> _EXERCISE PROMPT_
The line holding "import numpy as np" is the last one to output; start at the first line of the data, keep every line in between exactly, and leave out pictures.

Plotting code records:
━━━
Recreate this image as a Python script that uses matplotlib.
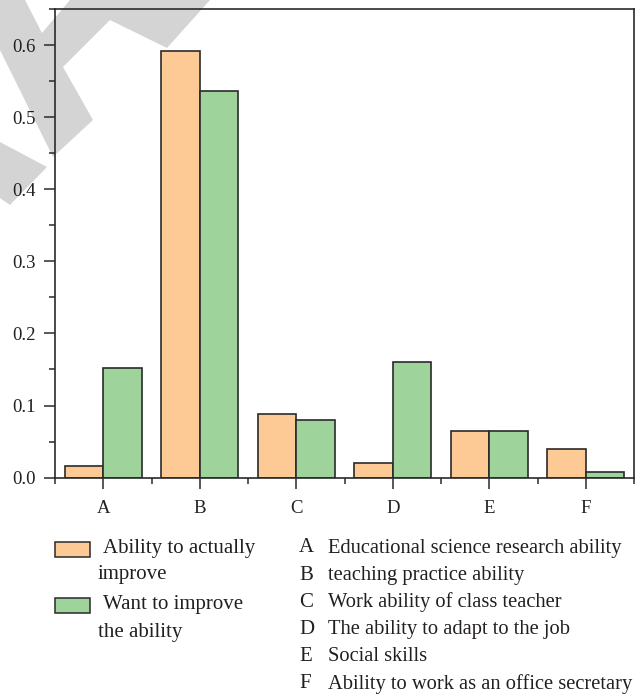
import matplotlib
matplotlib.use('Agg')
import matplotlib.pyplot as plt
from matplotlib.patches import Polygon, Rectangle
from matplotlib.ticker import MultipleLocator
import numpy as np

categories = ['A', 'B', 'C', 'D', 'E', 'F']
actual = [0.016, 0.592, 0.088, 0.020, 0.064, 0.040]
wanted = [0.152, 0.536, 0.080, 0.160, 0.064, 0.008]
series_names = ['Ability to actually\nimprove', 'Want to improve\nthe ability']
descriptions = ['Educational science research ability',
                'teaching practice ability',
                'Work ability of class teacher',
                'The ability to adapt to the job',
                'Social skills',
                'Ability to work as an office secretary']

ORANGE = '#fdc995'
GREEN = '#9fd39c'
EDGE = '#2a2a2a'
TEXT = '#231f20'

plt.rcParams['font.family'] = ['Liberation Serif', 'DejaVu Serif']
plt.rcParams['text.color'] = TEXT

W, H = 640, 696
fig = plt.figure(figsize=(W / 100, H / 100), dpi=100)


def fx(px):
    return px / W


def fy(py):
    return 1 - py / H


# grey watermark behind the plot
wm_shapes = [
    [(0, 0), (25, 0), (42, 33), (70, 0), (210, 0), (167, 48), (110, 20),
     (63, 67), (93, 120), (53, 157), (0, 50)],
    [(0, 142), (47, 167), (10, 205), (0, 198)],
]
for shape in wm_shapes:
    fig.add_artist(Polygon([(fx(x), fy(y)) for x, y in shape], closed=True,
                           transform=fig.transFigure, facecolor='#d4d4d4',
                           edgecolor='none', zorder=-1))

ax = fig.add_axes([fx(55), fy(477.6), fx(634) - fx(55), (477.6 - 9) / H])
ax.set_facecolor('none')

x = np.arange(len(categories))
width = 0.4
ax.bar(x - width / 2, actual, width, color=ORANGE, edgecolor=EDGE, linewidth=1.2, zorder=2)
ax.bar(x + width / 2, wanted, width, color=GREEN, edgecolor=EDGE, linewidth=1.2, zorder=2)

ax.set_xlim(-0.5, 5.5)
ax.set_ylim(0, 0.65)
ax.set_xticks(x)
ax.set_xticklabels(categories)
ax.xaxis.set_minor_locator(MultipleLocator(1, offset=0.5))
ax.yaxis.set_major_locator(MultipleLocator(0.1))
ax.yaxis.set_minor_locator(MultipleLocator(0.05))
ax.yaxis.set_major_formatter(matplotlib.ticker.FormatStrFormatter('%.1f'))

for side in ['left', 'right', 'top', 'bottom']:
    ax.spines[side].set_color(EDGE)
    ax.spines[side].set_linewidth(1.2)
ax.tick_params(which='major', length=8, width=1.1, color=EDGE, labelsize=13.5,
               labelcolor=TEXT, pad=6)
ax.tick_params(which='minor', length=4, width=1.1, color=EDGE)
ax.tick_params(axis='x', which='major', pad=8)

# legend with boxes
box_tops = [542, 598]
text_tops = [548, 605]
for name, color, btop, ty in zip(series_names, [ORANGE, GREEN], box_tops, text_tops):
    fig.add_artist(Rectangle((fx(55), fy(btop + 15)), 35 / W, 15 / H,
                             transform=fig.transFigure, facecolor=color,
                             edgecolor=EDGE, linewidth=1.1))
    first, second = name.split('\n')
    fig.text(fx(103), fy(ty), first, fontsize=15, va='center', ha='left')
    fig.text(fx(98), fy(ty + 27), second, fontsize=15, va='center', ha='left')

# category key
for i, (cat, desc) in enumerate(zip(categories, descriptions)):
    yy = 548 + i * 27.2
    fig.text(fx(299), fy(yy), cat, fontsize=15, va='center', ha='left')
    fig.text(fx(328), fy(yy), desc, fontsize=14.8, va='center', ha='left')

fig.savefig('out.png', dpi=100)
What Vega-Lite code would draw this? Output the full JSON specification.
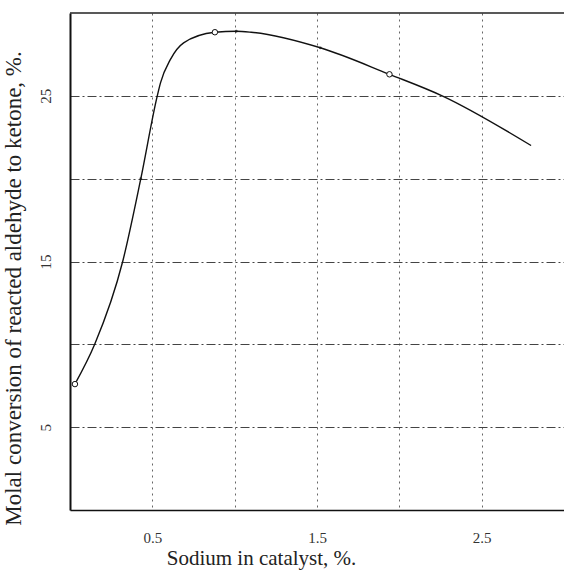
━━━
> _RESULT BELOW_
Recreate this image as a Python script that uses matplotlib.
import matplotlib
matplotlib.use('Agg')
import matplotlib.pyplot as plt
from matplotlib.patches import Polygon, Rectangle
from matplotlib.ticker import MultipleLocator
import numpy as np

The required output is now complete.